Cloud Calling Data Sovereignty: Protecting Your Business Operations

Ensuring data sovereignty for cloud calling protects business operations by keeping sensitive conversations and communications within national borders.

Sovereignty discussions typically centre on database hosting and physical data centres. However, the audio infrastructure that carries executive calls and intellectual property often traverses multiple international jurisdictions with limited oversight.

In the UK, BT has introduced a product called Sovereign Voice to close this regulatory gap. The service is aimed at organisations that must maintain resilient communications while complying with local regulations.

Routing telephone traffic over internet protocols offers companies a flexible, modern alternative to legacy fixed lines. At the same time, decentralised architectures create governance and compliance risks for heavily regulated sectors such as finance, healthcare and defence, particularly where calls can cross borders unknowingly.

Using BT’s new data sovereignty offering as an example, the service confines all routing to national territory rather than relying on typical globalised routes. The infrastructure is hosted exclusively in domestic data centres and is operated by locally vetted personnel. This approach shows how operators can localise voice traffic to meet regional mandates while still delivering enterprise-grade audio features.

For operators and wholesale carriers worldwide, evolving from simple connectivity suppliers into providers of compliance-ready platforms is becoming a commercial imperative. This recently launched capability is part of a wider suite of localised products emerging in the market to give customers greater control over their security posture.

Navigating the vendor ecosystem for cloud calling

Savvy telcos tend to partner with established technology vendors to add security into existing workflows rather than forcing customers onto entirely new systems. BT’s data sovereignty solution relies on Cisco architecture to deliver protected voice services alongside modern functionality.

Kerry Small, COO at BT Business, said: “As sovereignty becomes an increasingly important topic for businesses across the globe it’s up to providers to step up and deliver the solutions customers need.”

“This is about giving businesses more choice and control over their services to boost resilience and meet regulatory obligations, all whilst enabling them to access technology from world-leading providers like Cisco.”

Designing local boundaries into a global application requires careful architectural planning to ensure data packets do not unintentionally cross borders during failover events.

Amey Parandekar, VP for Cisco Calling at Cisco, added: “As organisations face growing regulatory, security and resilience expectations, trusted partnerships are more important than ever.”

“By combining BT’s deep market expertise with Cisco’s secure calling technology, we aim to help customers navigate an increasingly complex landscape with confidence.”

Assessing the need for data sovereignty

IT leaders should review their communication stacks to identify teams and departments that handle information sensitive enough to require localised routing for cloud calling.
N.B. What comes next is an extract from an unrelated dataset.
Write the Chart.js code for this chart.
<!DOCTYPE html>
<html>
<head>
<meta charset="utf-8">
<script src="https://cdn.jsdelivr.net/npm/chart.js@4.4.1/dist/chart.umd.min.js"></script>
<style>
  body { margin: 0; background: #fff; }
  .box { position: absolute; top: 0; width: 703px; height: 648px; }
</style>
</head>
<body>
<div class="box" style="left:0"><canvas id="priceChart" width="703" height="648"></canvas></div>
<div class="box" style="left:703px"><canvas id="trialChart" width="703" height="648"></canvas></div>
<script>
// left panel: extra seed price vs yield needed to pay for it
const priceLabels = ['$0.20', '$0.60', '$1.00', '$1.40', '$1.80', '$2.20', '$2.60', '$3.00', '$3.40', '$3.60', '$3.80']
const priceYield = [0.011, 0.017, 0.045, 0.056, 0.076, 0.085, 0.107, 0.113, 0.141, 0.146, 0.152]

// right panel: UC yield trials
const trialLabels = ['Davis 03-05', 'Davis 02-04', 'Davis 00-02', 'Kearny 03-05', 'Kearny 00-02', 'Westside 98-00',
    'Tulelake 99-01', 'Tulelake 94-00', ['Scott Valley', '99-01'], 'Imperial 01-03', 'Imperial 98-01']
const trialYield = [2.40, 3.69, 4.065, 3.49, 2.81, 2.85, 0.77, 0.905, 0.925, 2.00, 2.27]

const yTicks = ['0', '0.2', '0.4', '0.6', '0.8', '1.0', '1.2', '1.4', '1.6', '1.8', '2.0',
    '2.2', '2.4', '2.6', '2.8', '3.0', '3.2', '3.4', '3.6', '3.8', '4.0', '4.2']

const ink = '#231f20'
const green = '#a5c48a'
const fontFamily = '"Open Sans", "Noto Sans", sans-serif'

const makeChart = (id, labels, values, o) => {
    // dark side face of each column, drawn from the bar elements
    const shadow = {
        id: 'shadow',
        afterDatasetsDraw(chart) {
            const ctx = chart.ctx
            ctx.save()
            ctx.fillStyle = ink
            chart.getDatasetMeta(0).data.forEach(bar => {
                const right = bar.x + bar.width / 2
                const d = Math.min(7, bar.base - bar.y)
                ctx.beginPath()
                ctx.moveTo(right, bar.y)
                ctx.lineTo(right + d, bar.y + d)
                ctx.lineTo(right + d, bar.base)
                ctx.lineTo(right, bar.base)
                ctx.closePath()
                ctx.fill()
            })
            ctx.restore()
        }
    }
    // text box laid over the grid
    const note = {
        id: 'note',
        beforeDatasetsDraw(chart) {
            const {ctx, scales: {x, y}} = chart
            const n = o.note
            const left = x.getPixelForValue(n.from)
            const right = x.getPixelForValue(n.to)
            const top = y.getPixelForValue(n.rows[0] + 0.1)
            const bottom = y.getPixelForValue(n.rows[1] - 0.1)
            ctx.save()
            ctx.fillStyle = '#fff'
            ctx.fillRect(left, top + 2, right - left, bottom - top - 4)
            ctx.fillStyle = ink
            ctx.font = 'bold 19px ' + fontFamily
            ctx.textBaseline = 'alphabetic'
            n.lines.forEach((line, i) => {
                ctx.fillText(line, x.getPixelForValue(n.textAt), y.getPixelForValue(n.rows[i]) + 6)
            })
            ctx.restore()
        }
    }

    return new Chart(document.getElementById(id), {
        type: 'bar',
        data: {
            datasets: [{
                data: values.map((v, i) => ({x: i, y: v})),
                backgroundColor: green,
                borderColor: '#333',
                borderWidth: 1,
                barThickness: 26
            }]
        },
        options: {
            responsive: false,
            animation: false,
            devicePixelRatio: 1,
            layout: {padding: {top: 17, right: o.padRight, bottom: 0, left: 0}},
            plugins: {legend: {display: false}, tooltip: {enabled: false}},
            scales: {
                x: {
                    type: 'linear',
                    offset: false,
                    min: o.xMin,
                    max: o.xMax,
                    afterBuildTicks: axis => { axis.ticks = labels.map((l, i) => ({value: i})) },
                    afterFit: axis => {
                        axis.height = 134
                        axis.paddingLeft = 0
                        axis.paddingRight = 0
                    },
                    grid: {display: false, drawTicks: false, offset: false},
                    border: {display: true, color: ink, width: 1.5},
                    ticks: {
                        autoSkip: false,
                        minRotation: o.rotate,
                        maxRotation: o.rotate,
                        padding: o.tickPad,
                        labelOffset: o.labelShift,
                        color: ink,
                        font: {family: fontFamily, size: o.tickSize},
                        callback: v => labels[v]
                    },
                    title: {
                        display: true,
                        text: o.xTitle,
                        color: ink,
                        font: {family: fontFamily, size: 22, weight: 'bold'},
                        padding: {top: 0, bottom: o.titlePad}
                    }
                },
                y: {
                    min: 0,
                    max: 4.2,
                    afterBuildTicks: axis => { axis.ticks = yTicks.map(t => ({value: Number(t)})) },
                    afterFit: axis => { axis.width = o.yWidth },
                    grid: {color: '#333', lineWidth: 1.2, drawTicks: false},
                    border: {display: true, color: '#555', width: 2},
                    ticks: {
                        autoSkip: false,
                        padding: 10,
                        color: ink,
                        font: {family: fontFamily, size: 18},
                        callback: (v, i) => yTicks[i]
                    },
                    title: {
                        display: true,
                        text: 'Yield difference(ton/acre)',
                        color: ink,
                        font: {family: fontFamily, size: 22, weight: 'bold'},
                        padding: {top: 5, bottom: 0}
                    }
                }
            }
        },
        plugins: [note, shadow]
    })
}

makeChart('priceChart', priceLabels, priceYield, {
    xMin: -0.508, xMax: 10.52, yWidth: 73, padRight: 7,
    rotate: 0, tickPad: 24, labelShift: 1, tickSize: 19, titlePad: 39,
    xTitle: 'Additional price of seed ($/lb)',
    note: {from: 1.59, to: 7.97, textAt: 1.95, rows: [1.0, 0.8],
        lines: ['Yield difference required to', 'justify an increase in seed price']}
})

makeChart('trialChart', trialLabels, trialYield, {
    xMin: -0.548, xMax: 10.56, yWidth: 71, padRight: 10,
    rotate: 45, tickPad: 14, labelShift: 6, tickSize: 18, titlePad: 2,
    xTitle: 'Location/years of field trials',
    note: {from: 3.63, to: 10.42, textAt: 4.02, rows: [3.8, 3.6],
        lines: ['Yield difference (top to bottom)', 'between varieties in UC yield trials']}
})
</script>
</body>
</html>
Implementing geographically restricted architectures can significantly improve compliance posture in highly regulated environments, depending on the organisation’s previous legacy configuration.

Deploying these solutions involves auditing current call paths, mapping network dependencies and training staff on compliance procedures. A sudden transition without proper cross-team preparation can cause resistance and operational friction. A phased rollout that focuses on high-risk departments first is often the most pragmatic approach. Ensuring high availability while limiting failover locations to national data centres requires meticulous capacity and resilience planning.

Executives planning communications upgrades should demand full transparency from cloud calling providers about transit routes and not only storage locations. Telecom providers that can guarantee national routing are well-positioned to win business from government contractors, legal practices and financial institutions.

Treating voice infrastructure as part of a broader data sovereignty strategy helps technology leaders reduce geopolitical and regulatory risk while preserving modern operational efficiency.